O governo, se não tem como dar conta do Estado, seus vícios e preconceitos, ele tem, por obrigação, que buscar na sociedade soluções através de um amplo debate com a sociedade e não com a “alta sociedade”. Estamos cansados de saber o que querem, ou seja, continuar com os privilegiados financiamentos aos delírios, arrotos, arrogâncias e separatismo através das expressões artísticas brasileiras.

Temos que parar de acreditar e incentivar um pensamento absurdo de que “pobre produz cultura pobre e que rico produz cultura rica”. Porque é isso que se percebe em discussões sobre cultura, Lei Rouanet para a arte dos ricos e a compensação como o programa “Cultura Viva” para os pobres. As duas são bem-vindas, mas precisam ter os seus focos corrigidos.

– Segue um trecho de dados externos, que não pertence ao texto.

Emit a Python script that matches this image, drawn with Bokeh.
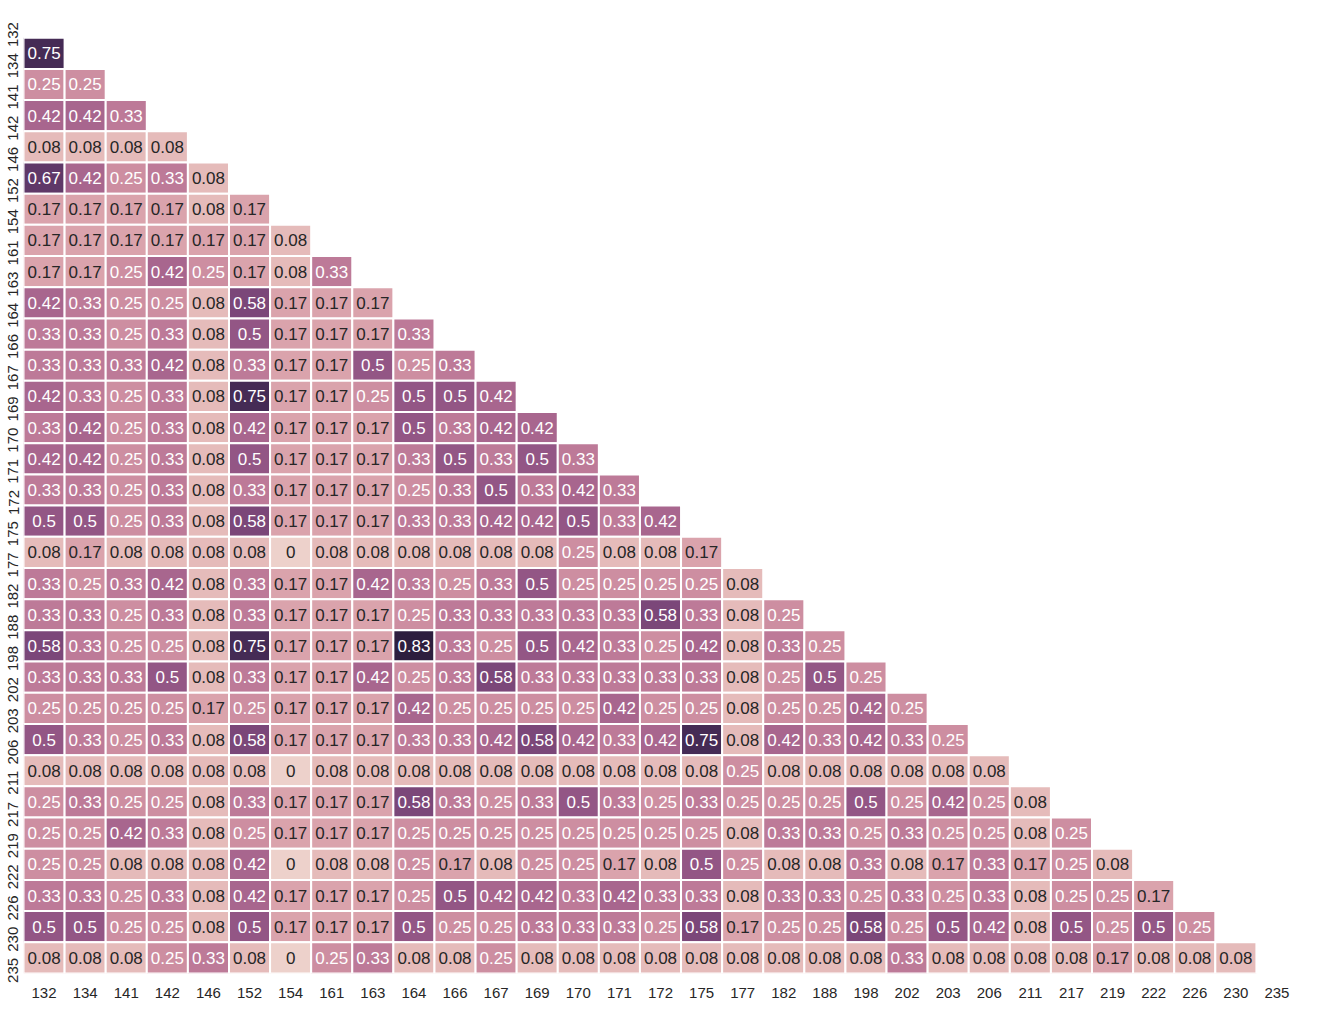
import numpy as np
from bokeh.plotting import figure
from bokeh.models import ColumnDataSource
from bokeh.core.properties import value
from bokeh.embed import file_html
from bokeh.resources import INLINE

labels = ["132", "134", "141", "142", "146", "152", "154", "161", "163", "164", "166",
          "167", "169", "170", "171", "172", "175", "177", "182", "188", "198", "202",
          "203", "206", "211", "217", "219", "222", "226", "230", "235"]

# lower triangle, row i (label i+1) holds values against labels[0..i]
rows = [
    [0.75],
    [0.25, 0.25],
    [0.42, 0.42, 0.33],
    [0.08, 0.08, 0.08, 0.08],
    [0.67, 0.42, 0.25, 0.33, 0.08],
    [0.17, 0.17, 0.17, 0.17, 0.08, 0.17],
    [0.17, 0.17, 0.17, 0.17, 0.17, 0.17, 0.08],
    [0.17, 0.17, 0.25, 0.42, 0.25, 0.17, 0.08, 0.33],
    [0.42, 0.33, 0.25, 0.25, 0.08, 0.58, 0.17, 0.17, 0.17],
    [0.33, 0.33, 0.25, 0.33, 0.08, 0.5, 0.17, 0.17, 0.17, 0.33],
    [0.33, 0.33, 0.33, 0.42, 0.08, 0.33, 0.17, 0.17, 0.5, 0.25, 0.33],
    [0.42, 0.33, 0.25, 0.33, 0.08, 0.75, 0.17, 0.17, 0.25, 0.5, 0.5, 0.42],
    [0.33, 0.42, 0.25, 0.33, 0.08, 0.42, 0.17, 0.17, 0.17, 0.5, 0.33, 0.42, 0.42],
    [0.42, 0.42, 0.25, 0.33, 0.08, 0.5, 0.17, 0.17, 0.17, 0.33, 0.5, 0.33, 0.5, 0.33],
    [0.33, 0.33, 0.25, 0.33, 0.08, 0.33, 0.17, 0.17, 0.17, 0.25, 0.33, 0.5, 0.33, 0.42, 0.33],
    [0.5, 0.5, 0.25, 0.33, 0.08, 0.58, 0.17, 0.17, 0.17, 0.33, 0.33, 0.42, 0.42, 0.5, 0.33, 0.42],
    [0.08, 0.17, 0.08, 0.08, 0.08, 0.08, 0, 0.08, 0.08, 0.08, 0.08, 0.08, 0.08, 0.25, 0.08, 0.08, 0.17],
    [0.33, 0.25, 0.33, 0.42, 0.08, 0.33, 0.17, 0.17, 0.42, 0.33, 0.25, 0.33, 0.5, 0.25, 0.25, 0.25, 0.25, 0.08],
    [0.33, 0.33, 0.25, 0.33, 0.08, 0.33, 0.17, 0.17, 0.17, 0.25, 0.33, 0.33, 0.33, 0.33, 0.33, 0.58, 0.33, 0.08, 0.25],
    [0.58, 0.33, 0.25, 0.25, 0.08, 0.75, 0.17, 0.17, 0.17, 0.83, 0.33, 0.25, 0.5, 0.42, 0.33, 0.25, 0.42, 0.08, 0.33, 0.25],
    [0.33, 0.33, 0.33, 0.5, 0.08, 0.33, 0.17, 0.17, 0.42, 0.25, 0.33, 0.58, 0.33, 0.33, 0.33, 0.33, 0.33, 0.08, 0.25, 0.5, 0.25],
    [0.25, 0.25, 0.25, 0.25, 0.17, 0.25, 0.17, 0.17, 0.17, 0.42, 0.25, 0.25, 0.25, 0.25, 0.42, 0.25, 0.25, 0.08, 0.25, 0.25, 0.42, 0.25],
    [0.5, 0.33, 0.25, 0.33, 0.08, 0.58, 0.17, 0.17, 0.17, 0.33, 0.33, 0.42, 0.58, 0.42, 0.33, 0.42, 0.75, 0.08, 0.42, 0.33, 0.42, 0.33, 0.25],
    [0.08, 0.08, 0.08, 0.08, 0.08, 0.08, 0, 0.08, 0.08, 0.08, 0.08, 0.08, 0.08, 0.08, 0.08, 0.08, 0.08, 0.25, 0.08, 0.08, 0.08, 0.08, 0.08, 0.08],
    [0.25, 0.33, 0.25, 0.25, 0.08, 0.33, 0.17, 0.17, 0.17, 0.58, 0.33, 0.25, 0.33, 0.5, 0.33, 0.25, 0.33, 0.25, 0.25, 0.25, 0.5, 0.25, 0.42, 0.25, 0.08],
    [0.25, 0.25, 0.42, 0.33, 0.08, 0.25, 0.17, 0.17, 0.17, 0.25, 0.25, 0.25, 0.25, 0.25, 0.25, 0.25, 0.25, 0.08, 0.33, 0.33, 0.25, 0.33, 0.25, 0.25, 0.08, 0.25],
    [0.25, 0.25, 0.08, 0.08, 0.08, 0.42, 0, 0.08, 0.08, 0.25, 0.17, 0.08, 0.25, 0.25, 0.17, 0.08, 0.5, 0.25, 0.08, 0.08, 0.33, 0.08, 0.17, 0.33, 0.17, 0.25, 0.08],
    [0.33, 0.33, 0.25, 0.33, 0.08, 0.42, 0.17, 0.17, 0.17, 0.25, 0.5, 0.42, 0.42, 0.33, 0.42, 0.33, 0.33, 0.08, 0.33, 0.33, 0.25, 0.33, 0.25, 0.33, 0.08, 0.25, 0.25, 0.17],
    [0.5, 0.5, 0.25, 0.25, 0.08, 0.5, 0.17, 0.17, 0.17, 0.5, 0.25, 0.25, 0.33, 0.33, 0.33, 0.25, 0.58, 0.17, 0.25, 0.25, 0.58, 0.25, 0.5, 0.42, 0.08, 0.5, 0.25, 0.5, 0.25],
    [0.08, 0.08, 0.08, 0.25, 0.33, 0.08, 0, 0.25, 0.33, 0.08, 0.08, 0.25, 0.08, 0.08, 0.08, 0.08, 0.08, 0.08, 0.08, 0.08, 0.08, 0.33, 0.08, 0.08, 0.08, 0.08, 0.17, 0.08, 0.08, 0.08],
]


# seaborn-style cubehelix palette (start=0, rot=0.4, light=0.85, dark=0.15)
def cubehelix(t, start=0.0, rot=0.4, hue=0.8, light=0.85, dark=0.15):
    x = light + (dark - light) * t
    a = hue * x * (1 - x) / 2
    phi = 2 * np.pi * (start / 3 + rot * x)
    r = x + a * (-0.14861 * np.cos(phi) + 1.78277 * np.sin(phi))
    g = x + a * (-0.29227 * np.cos(phi) - 0.90649 * np.sin(phi))
    b = x + a * (1.97294 * np.cos(phi))
    rgb = np.clip([r, g, b], 0, 1)
    return rgb


def lum(rgb):
    c = np.where(rgb <= 0.03928, rgb / 12.92, ((rgb + 0.055) / 1.055) ** 2.4)
    return 0.2126 * c[0] + 0.7152 * c[1] + 0.0722 * c[2]


vmax = max(max(r) for r in rows)
xs, ys, vals, cols, tcols, txt = [], [], [], [], [], []
for i, r in enumerate(rows):
    for j, v in enumerate(r):
        rgb = cubehelix(v / vmax)
        xs.append(labels[j])
        ys.append(labels[i + 1])
        vals.append(v)
        cols.append("#%02x%02x%02x" % tuple(int(round(c * 255)) for c in rgb))
        tcols.append("#262626" if lum(rgb) > 0.408 else "white")
        txt.append("0" if v == 0 else ("%g" % v))

src = ColumnDataSource(dict(x=xs, y=ys, v=vals, c=cols, tc=tcols, t=txt))

p = figure(width=1305, height=1000, x_range=labels, y_range=labels[::-1],
           output_backend="svg", toolbar_location=None,
           min_border_left=8, min_border_right=8, min_border_top=6, min_border_bottom=8)
p.rect("x", "y", 1, 1, source=src, fill_color="c", line_color="white", line_width=2)
p.text("x", "y", text="t", source=src, text_color="tc", text_align="center",
       text_baseline="middle", text_font_size="17px", text_font=value("Liberation Sans"))

p.outline_line_color = None
p.grid.grid_line_color = None
for ax in (p.xaxis[0], p.yaxis[0]):
    ax.axis_line_color = None
    ax.major_tick_line_color = None
    ax.minor_tick_line_color = None
    ax.major_label_text_font = "Liberation Sans"
    ax.major_label_text_font_size = "15px"
    ax.major_label_text_color = "#262626"
p.yaxis.major_label_orientation = np.pi / 2
p.xaxis.major_label_standoff = 8
p.yaxis.major_label_standoff = 4

open("out.html", "w").write(file_html(p, INLINE))
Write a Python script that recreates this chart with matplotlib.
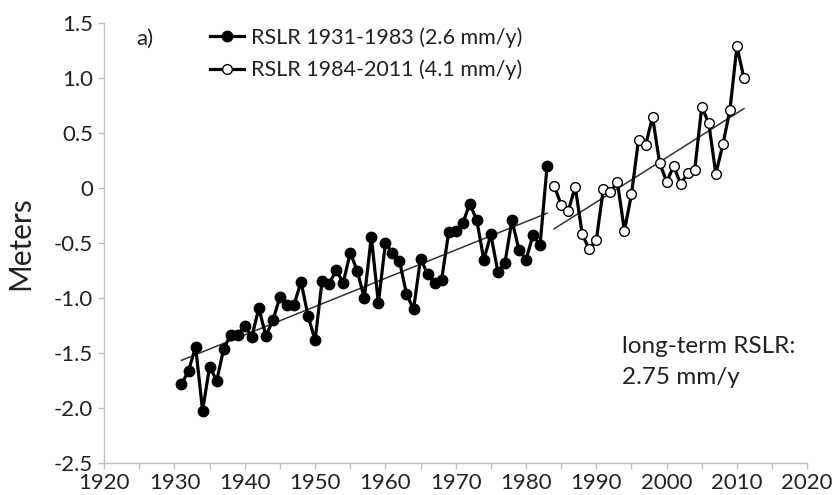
import numpy as np
import matplotlib
matplotlib.use("Agg")
import matplotlib.pyplot as plt
from matplotlib.lines import Line2D

plt.rcParams['font.family'] = ['Lato', 'DejaVu Sans']

years_early = list(range(1931, 1984))
rslr_early = [-1.78, -1.66, -1.44, -2.02, -1.62, -1.75, -1.46, -1.33, -1.33, -1.25,
              -1.35, -1.09, -1.34, -1.20, -0.99, -1.06, -1.06, -0.85, -1.16, -1.38,
              -0.84, -0.87, -0.74, -0.86, -0.585, -0.75, -1.00, -0.44, -1.045, -0.50,
              -0.585, -0.66, -0.96, -1.10, -0.64, -0.78, -0.86, -0.83, -0.40, -0.385,
              -0.32, -0.14, -0.29, -0.65, -0.42, -0.76, -0.68, -0.29, -0.56, -0.65,
              -0.425, -0.515, 0.205]

years_late = list(range(1984, 2012))
rslr_late = [0.024, -0.15, -0.21, 0.015, -0.42, -0.555, -0.47, -0.006, -0.03, 0.055,
             -0.385, -0.055, 0.44, 0.39, 0.65, 0.23, 0.06, 0.20, 0.04, 0.135,
             0.17, 0.74, 0.59, 0.13, 0.40, 0.71, 1.29, 1.00]

label_early = "RSLR 1931-1983 (2.6 mm/y)"
label_late = "RSLR 1984-2011 (4.1 mm/y)"
x_ticks = list(range(1920, 2021, 10))
y_ticks = [1.5, 1.0, 0.5, 0, -0.5, -1.0, -1.5, -2.0, -2.5]
y_ticklabels = ["1.5", "1.0", "0.5", "0", "-0.5", "-1.0", "-1.5", "-2.0", "-2.5"]

fig = plt.figure(figsize=(8.4, 4.95), dpi=100)
ax = fig.add_axes([0.124, 0.064, 0.837, 0.889])

# trend lines (least squares fit to each segment)
for yrs, vals in ((years_early, rslr_early), (years_late, rslr_late)):
    yrs_a = np.array(yrs, dtype=float)
    p = np.polyfit(yrs_a, np.array(vals), 1)
    ax.plot(yrs_a[[0, -1]], np.polyval(p, yrs_a[[0, -1]]), color='#333333', lw=1.1, zorder=2)

ax.plot(years_early, rslr_early, color='black', lw=2.3, marker='o', ms=7.5,
        mfc='black', mec='black', zorder=3)
ax.plot(years_late, rslr_late, color='black', lw=2.3, marker='o', ms=7,
        mfc='white', mec='black', mew=1.0, zorder=3)

ax.set_xlim(1920, 2020)
ax.set_ylim(-2.5, 1.5)
ax.set_xticks(x_ticks)
ax.set_xticks(list(range(1925, 2020, 10)), minor=True)
ax.set_yticks(y_ticks)
ax.set_yticklabels(y_ticklabels)

for s in ('top', 'right'):
    ax.spines[s].set_visible(False)
for s in ('left', 'bottom'):
    ax.spines[s].set_color('#bfbfbf')
    ax.spines[s].set_linewidth(1.0)
ax.tick_params(which='both', direction='out', length=4, color='#bfbfbf', width=1.0,
               labelsize=16, labelcolor='#222222')
ax.tick_params(axis='x', pad=3)
ax.tick_params(axis='y', pad=4)

ax.set_ylabel("Meters", fontsize=21.5, color='#222222', labelpad=14)

ax.text(1924.5, 1.36, "a)", fontsize=16, color='#222222', ha='left', va='center')

handles = [Line2D([0], [0], color='black', lw=2.3, marker='o', ms=7.5, mfc='black', mec='black'),
           Line2D([0], [0], color='black', lw=2.3, marker='o', ms=7, mfc='white', mec='black', mew=1.0)]
leg = ax.legend(handles, [label_early, label_late], loc='upper left',
                bbox_to_anchor=(0.25, 0.65, 0.5, 0.295), bbox_transform=fig.transFigure,
                frameon=False, fontsize=15.5, handlelength=1.6, handletextpad=0.3,
                labelspacing=0.55, borderaxespad=0, borderpad=0)
for t in leg.get_texts():
    t.set_color('#222222')

ax.text(1993.7, -1.58, "long-term RSLR:\n2.75 mm/y", fontsize=17.5, color='#222222',
        ha='left', va='center', linespacing=1.6)

fig.savefig("out.png", dpi=100)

Bandolinista, compositor e pesquisador.

2Comentários

  • evany fanzeres, 9 de setembro de 2008 @ 6:55 Reply

    Quanto ao comentário do sr. Olavo Setibal
    Esse senhor Olavo Setúbal parece um homem leigo e sem visão,
    como são muitos políticos brasileiros. Chega a ser preocupante que estes políticos cheguem a ser ministros e ocupem posições admnistrativas e postos importantes no estado.
    No Brasil a pobreza NÃO É por culpa da “elite”., mas sim de origem arcaica, tão antiga quanto sem memória, porque pertence a povos muito cultos por um lado mas que antes nunca participaram da cultuta do dinheiro.. O dinheiro é uma cultura na historia da humanidade – Cultura no sentido de modo de vida, costume.. Então é preciso entender que a chamada “pobreza dos pobres” é pobreza relativa, e na verdade uma forma de viver dos povos tribais antiquíssimos. O dinheiro não faz parte da cultura do sstema tribal , que assim é desde tempos inimaginavelmente arcaicos.. Abundancia de alimentação, uma expressão artística musical e recursos naturais próprios, poder andar sem sapatos, ter alto índice de natalidade e por outro lado alto índice de mortalidade infantil não significa pobreza, mas sim uma forma de vida..
    As falsas politicas culturais brasileiras ajudam a não integração, segregando.os remanescentes de culturas poderosas e arcaicas.aos ghettos culturais, tirando o canto orfeônico das escolas e inserindo batucadas, de forma a perpetuar as expressões de uma cultura de pobreza relativa, sem dinheiro e que não tem retorno, a não ser, então, a POBREZA REAL.

  • Marcos, 9 de setembro de 2008 @ 11:30 Reply

    A crítica e auto-crítica que o autor faz do sistema de valores brasileiro é clara e concordo inteiramente, mas fiquei um pouco em dúvida sobre sua opinião, especialmente no que se refere aos programas citados ao final. Me parece que essa “preguiça Macunaímica” tanto na reflexão quanto na prática da construção de uma sociedade e de seu sistema cultural nos faz preferir utilizar dogmas e modelos prontos ao invés de sofrer o processo contínuo e dialético que resulta numa sociedade dinâmica e que responde a seus desafios. Mas parece que ao final ele diz algo tipo: esse pessoal “rico” quer dinheiro para financiar as linguagens e os “pobres” ficam com o Cultura Viva; parece que sua crítica é sobre isso. Entendi direito? Se for assim, o que vejo é o mesmo vício que ele crítica, separando entre “arte rica e arte pobre”.